▶ SOURCE EXCERPT

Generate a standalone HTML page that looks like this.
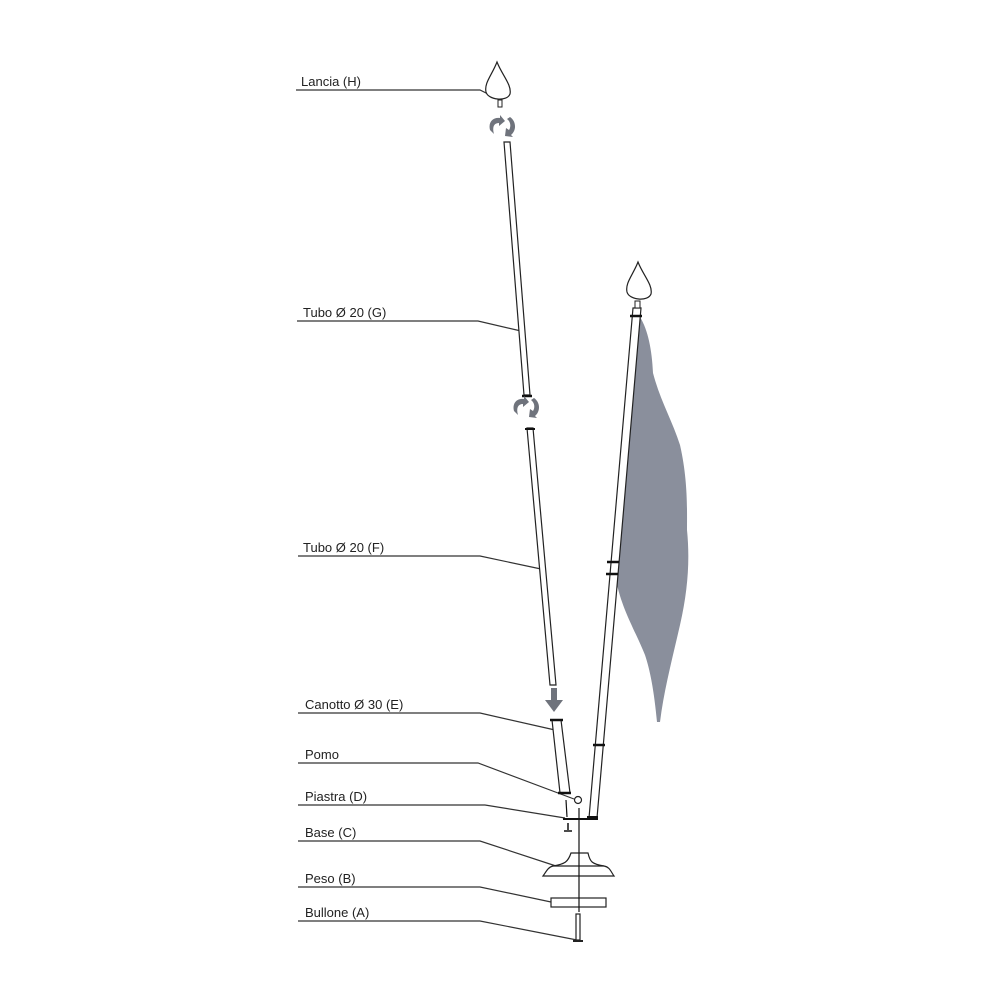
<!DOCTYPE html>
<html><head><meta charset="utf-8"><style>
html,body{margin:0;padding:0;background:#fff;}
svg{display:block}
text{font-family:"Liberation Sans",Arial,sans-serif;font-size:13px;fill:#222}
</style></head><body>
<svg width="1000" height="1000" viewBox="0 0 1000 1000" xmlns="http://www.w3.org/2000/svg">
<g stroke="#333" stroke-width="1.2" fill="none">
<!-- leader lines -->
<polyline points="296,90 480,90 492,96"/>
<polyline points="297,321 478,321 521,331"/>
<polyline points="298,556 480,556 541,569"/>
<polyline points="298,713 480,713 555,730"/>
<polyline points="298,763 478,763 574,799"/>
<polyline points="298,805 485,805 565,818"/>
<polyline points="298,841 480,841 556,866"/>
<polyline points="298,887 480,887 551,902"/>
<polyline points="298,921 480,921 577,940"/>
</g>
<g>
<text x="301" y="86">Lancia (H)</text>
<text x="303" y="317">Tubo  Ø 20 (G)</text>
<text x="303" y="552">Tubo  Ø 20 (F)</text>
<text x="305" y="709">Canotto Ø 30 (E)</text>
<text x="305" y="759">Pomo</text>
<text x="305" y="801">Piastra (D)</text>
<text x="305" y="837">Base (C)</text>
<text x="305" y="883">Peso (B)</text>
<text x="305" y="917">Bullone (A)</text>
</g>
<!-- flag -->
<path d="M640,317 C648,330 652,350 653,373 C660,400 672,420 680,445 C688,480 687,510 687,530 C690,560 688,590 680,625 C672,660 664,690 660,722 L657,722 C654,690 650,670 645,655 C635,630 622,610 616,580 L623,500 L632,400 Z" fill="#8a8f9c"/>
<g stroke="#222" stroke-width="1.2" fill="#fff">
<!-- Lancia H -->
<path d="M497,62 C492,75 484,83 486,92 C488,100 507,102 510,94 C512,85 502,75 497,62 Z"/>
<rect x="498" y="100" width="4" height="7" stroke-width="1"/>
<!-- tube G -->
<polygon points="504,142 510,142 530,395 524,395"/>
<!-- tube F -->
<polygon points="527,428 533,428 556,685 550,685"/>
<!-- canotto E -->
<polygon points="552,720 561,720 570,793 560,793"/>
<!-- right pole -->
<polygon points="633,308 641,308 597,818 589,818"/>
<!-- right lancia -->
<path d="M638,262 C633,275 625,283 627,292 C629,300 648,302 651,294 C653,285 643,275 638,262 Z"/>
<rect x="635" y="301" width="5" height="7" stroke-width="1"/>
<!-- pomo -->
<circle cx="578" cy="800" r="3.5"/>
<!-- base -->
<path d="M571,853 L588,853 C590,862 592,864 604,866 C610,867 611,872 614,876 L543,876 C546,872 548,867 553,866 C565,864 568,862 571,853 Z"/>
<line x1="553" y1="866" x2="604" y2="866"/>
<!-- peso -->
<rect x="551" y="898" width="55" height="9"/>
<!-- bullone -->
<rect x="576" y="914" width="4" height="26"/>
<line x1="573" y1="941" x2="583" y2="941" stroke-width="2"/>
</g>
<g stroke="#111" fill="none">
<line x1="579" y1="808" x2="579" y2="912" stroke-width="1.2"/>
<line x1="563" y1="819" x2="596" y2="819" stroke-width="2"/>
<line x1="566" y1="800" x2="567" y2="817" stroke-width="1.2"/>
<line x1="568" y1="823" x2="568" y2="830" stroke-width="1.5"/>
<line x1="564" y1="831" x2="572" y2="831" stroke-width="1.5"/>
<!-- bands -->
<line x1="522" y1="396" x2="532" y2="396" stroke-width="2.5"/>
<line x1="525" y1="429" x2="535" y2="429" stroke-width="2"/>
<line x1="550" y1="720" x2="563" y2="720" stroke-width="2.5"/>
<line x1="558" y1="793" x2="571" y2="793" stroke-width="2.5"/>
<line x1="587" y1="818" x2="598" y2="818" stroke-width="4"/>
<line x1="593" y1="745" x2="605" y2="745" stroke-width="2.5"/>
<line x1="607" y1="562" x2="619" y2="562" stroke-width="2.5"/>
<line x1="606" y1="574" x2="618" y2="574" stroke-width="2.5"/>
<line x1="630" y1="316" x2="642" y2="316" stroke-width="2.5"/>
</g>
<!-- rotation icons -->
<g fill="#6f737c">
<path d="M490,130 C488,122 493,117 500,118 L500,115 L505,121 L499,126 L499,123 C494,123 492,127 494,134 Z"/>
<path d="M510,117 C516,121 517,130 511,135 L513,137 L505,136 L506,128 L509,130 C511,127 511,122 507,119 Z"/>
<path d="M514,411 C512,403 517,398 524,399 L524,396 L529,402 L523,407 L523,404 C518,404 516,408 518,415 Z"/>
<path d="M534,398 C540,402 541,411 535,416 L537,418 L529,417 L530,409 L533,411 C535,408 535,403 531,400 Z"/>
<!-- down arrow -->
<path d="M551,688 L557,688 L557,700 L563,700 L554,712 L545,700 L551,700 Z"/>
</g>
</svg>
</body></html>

▶ GOAL
Go through the data above and transcribe it in full, omitting any image.

▶ TASK RESULT
Generate a standalone HTML page that looks like this.
<!DOCTYPE html>
<html><head><meta charset="utf-8"><style>
html,body{margin:0;padding:0;background:#fff;}
svg{display:block}
text{font-family:"Liberation Sans",Arial,sans-serif;font-size:13px;fill:#222}
</style></head><body>
<svg width="1000" height="1000" viewBox="0 0 1000 1000" xmlns="http://www.w3.org/2000/svg">
<g stroke="#333" stroke-width="1.2" fill="none">
<!-- leader lines -->
<polyline points="296,90 480,90 492,96"/>
<polyline points="297,321 478,321 521,331"/>
<polyline points="298,556 480,556 541,569"/>
<polyline points="298,713 480,713 555,730"/>
<polyline points="298,763 478,763 574,799"/>
<polyline points="298,805 485,805 565,818"/>
<polyline points="298,841 480,841 556,866"/>
<polyline points="298,887 480,887 551,902"/>
<polyline points="298,921 480,921 577,940"/>
</g>
<g>
<text x="301" y="86">Lancia (H)</text>
<text x="303" y="317">Tubo  Ø 20 (G)</text>
<text x="303" y="552">Tubo  Ø 20 (F)</text>
<text x="305" y="709">Canotto Ø 30 (E)</text>
<text x="305" y="759">Pomo</text>
<text x="305" y="801">Piastra (D)</text>
<text x="305" y="837">Base (C)</text>
<text x="305" y="883">Peso (B)</text>
<text x="305" y="917">Bullone (A)</text>
</g>
<!-- flag -->
<path d="M640,317 C648,330 652,350 653,373 C660,400 672,420 680,445 C688,480 687,510 687,530 C690,560 688,590 680,625 C672,660 664,690 660,722 L657,722 C654,690 650,670 645,655 C635,630 622,610 616,580 L623,500 L632,400 Z" fill="#8a8f9c"/>
<g stroke="#222" stroke-width="1.2" fill="#fff">
<!-- Lancia H -->
<path d="M497,62 C492,75 484,83 486,92 C488,100 507,102 510,94 C512,85 502,75 497,62 Z"/>
<rect x="498" y="100" width="4" height="7" stroke-width="1"/>
<!-- tube G -->
<polygon points="504,142 510,142 530,395 524,395"/>
<!-- tube F -->
<polygon points="527,428 533,428 556,685 550,685"/>
<!-- canotto E -->
<polygon points="552,720 561,720 570,793 560,793"/>
<!-- right pole -->
<polygon points="633,308 641,308 597,818 589,818"/>
<!-- right lancia -->
<path d="M638,262 C633,275 625,283 627,292 C629,300 648,302 651,294 C653,285 643,275 638,262 Z"/>
<rect x="635" y="301" width="5" height="7" stroke-width="1"/>
<!-- pomo -->
<circle cx="578" cy="800" r="3.5"/>
<!-- base -->
<path d="M571,853 L588,853 C590,862 592,864 604,866 C610,867 611,872 614,876 L543,876 C546,872 548,867 553,866 C565,864 568,862 571,853 Z"/>
<line x1="553" y1="866" x2="604" y2="866"/>
<!-- peso -->
<rect x="551" y="898" width="55" height="9"/>
<!-- bullone -->
<rect x="576" y="914" width="4" height="26"/>
<line x1="573" y1="941" x2="583" y2="941" stroke-width="2"/>
</g>
<g stroke="#111" fill="none">
<line x1="579" y1="808" x2="579" y2="912" stroke-width="1.2"/>
<line x1="563" y1="819" x2="596" y2="819" stroke-width="2"/>
<line x1="566" y1="800" x2="567" y2="817" stroke-width="1.2"/>
<line x1="568" y1="823" x2="568" y2="830" stroke-width="1.5"/>
<line x1="564" y1="831" x2="572" y2="831" stroke-width="1.5"/>
<!-- bands -->
<line x1="522" y1="396" x2="532" y2="396" stroke-width="2.5"/>
<line x1="525" y1="429" x2="535" y2="429" stroke-width="2"/>
<line x1="550" y1="720" x2="563" y2="720" stroke-width="2.5"/>
<line x1="558" y1="793" x2="571" y2="793" stroke-width="2.5"/>
<line x1="587" y1="818" x2="598" y2="818" stroke-width="4"/>
<line x1="593" y1="745" x2="605" y2="745" stroke-width="2.5"/>
<line x1="607" y1="562" x2="619" y2="562" stroke-width="2.5"/>
<line x1="606" y1="574" x2="618" y2="574" stroke-width="2.5"/>
<line x1="630" y1="316" x2="642" y2="316" stroke-width="2.5"/>
</g>
<!-- rotation icons -->
<g fill="#6f737c">
<path d="M490,130 C488,122 493,117 500,118 L500,115 L505,121 L499,126 L499,123 C494,123 492,127 494,134 Z"/>
<path d="M510,117 C516,121 517,130 511,135 L513,137 L505,136 L506,128 L509,130 C511,127 511,122 507,119 Z"/>
<path d="M514,411 C512,403 517,398 524,399 L524,396 L529,402 L523,407 L523,404 C518,404 516,408 518,415 Z"/>
<path d="M534,398 C540,402 541,411 535,416 L537,418 L529,417 L530,409 L533,411 C535,408 535,403 531,400 Z"/>
<!-- down arrow -->
<path d="M551,688 L557,688 L557,700 L563,700 L554,712 L545,700 L551,700 Z"/>
</g>
</svg>
</body></html>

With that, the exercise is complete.